Souvent mentionnés, rarement racontés. Au mieux relayés au second rôle des expéditions en Himalaya, Karakoram inclus, les acteurs népalais et pakistanais restent les grands oubliés du récit de la haute altitude, à quelques exceptions près.
Voici l’histoire de l’exposition L’envers du Nanga Parbat, hommes de l’ombre à 8000 m, celle de tous ceux dont on ne parle que trop rarement. Qu’ils soient chauffeurs, porteurs, muletiers, cuisiniers, aides de camp ou porteurs d’altitude, tous sont autant d’acteurs essentiels à la réussite des expéditions commanditées sur les plus hautes montagnes du monde.
Entre deux plans filmés sur les pentes du géant du Karakoram pour le film Le dernier sommet réalisé par François Damilano, j’ai eu la chance de passer du temps avec les équipes hétéroclites de l’organisation, depuis tout en bas, sur les rives de l’Indus, jusqu’au sommet à 8126 m.
Si le contexte n’est pas aussi tumultueux qu’à l’Everest, le camp de base du Nanga Parbat connait une fréquentation record en cet été 2023. L’essor de « l’himalayisme commercial » déferle de plus en plus sur ce sommet jusqu’alors préservé, du fait de son isolement géographique, mais aussi de sa réputation de « montagne tueuse ». Une réputation toujours confirmée par les statistiques qui placent le Nanga Parbat en tête des 8000 les plus meurtriers. Pourtant, les « clients » européens, américains et de plus en plus souvent asiatiques, se pressent plus que jamais pour tenter de gravir ce sommet.

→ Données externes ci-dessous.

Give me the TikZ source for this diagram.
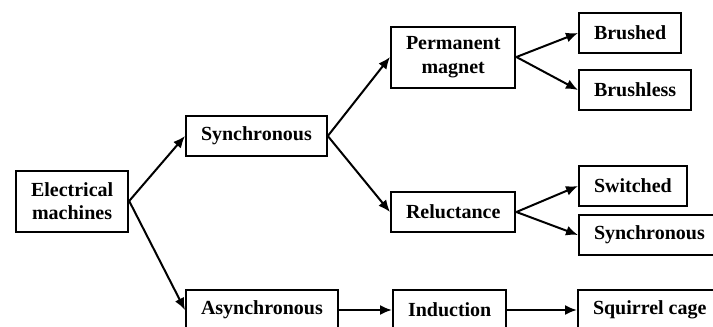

En plus d’une intention documentaire, format reportage, l’ambition (trop grande ?) de ce travail est de sortir du manichéisme ambiant. La posture cherchant à encenser sans nuance les Sherpas, me semble pour le moins naïve à l’heure de l’explosion du business des expéditions, avec tout ce que cela implique comme manœuvres de prises de marché et de réduction des coûts, pas toujours louables. Et que dire du très controversé Nirmal Purja qui rappelle, malgré lui, que les Sherpa ne sont pas irréprochables ? On entend encore trop de propos rappelant, de plus ou moins loin, la doctrine du « bon sauvage ». Mais la théorie de Rousseau a vécu.
l’ambition (trop grande ?) de ce travail
est de sortir du manichéisme ambiant
À l’inverse, jeter toutes les expéditions dites commerciales (ou tout simplement guidées) avec l’eau du bain himalayen, me semble toujours assez mesquin. Pour ce que j’ai vu, non pas de loin mais bien à 8000 m sur la montagne, un Sherpa en haute altitude n’est plus un simple porteur. C’est un guide. Sans médaille certes, et parfois loin des standards occidentaux ou de l’UIAGM (une cordée reliée par deux sangles est un classique là-haut), mais avec un réel savoir-faire d’accompagnement des clients.
Nier ces compétences acquises sur le terrain relève à mon avis soit de la méconnaissance, soit du mépris. Parfois des deux. Un guide vaut-il mieux à Chamonix qu’à Skardu ou Namche Bazar ? Quant au business de l’accompagnement en montagne, est-il acceptable uniquement dans les Alpes ?
Habitué à raconter l’actualité des expéditions en Himalaya via le prisme des alpinistes occidentaux, qu’ils ou elles soient clients aux 14 x 8000 ou athlètes de haut-niveau, je voulais raconter une autre histoire, celle des coulisses d’une expédition. Une histoire qui se joue le plus souvent dans une tente cuisine ou dans la file de porteurs, loin du peloton de tête. L’histoire des hommes de l’ombre de l’Himalaya*.
En espérant que les quelques photos proposées dans cet article vous donnent envie d’aller voir la quarantaine au total, exposées « en vrai » et en grand format, voici plusieurs dates d’exposition qui sont d’ores et déjà confirmées :
– 23 septembre au 08 octobre 2024 à Dijon, avec Les Écrans de l’aventure.
– 17 au 20 octobre 2024 à Albertville, avec Le Grand Bivouac.
– 23 octobre au 11 novembre 2024 à la Maison de la Montagne + Palais des Sports de Grenoble, Rencontres Ciné Montagne.
– 10 au 17 novembre 2024 à La Rochelle au Festival international du film et du livre d’Aventure.
*Aucune femme de l’ombre dans ce reportage, puisque qu’aucune femme de l’ombre sur l’expédition, comme souvent au Népal et encore plus au Pakistan.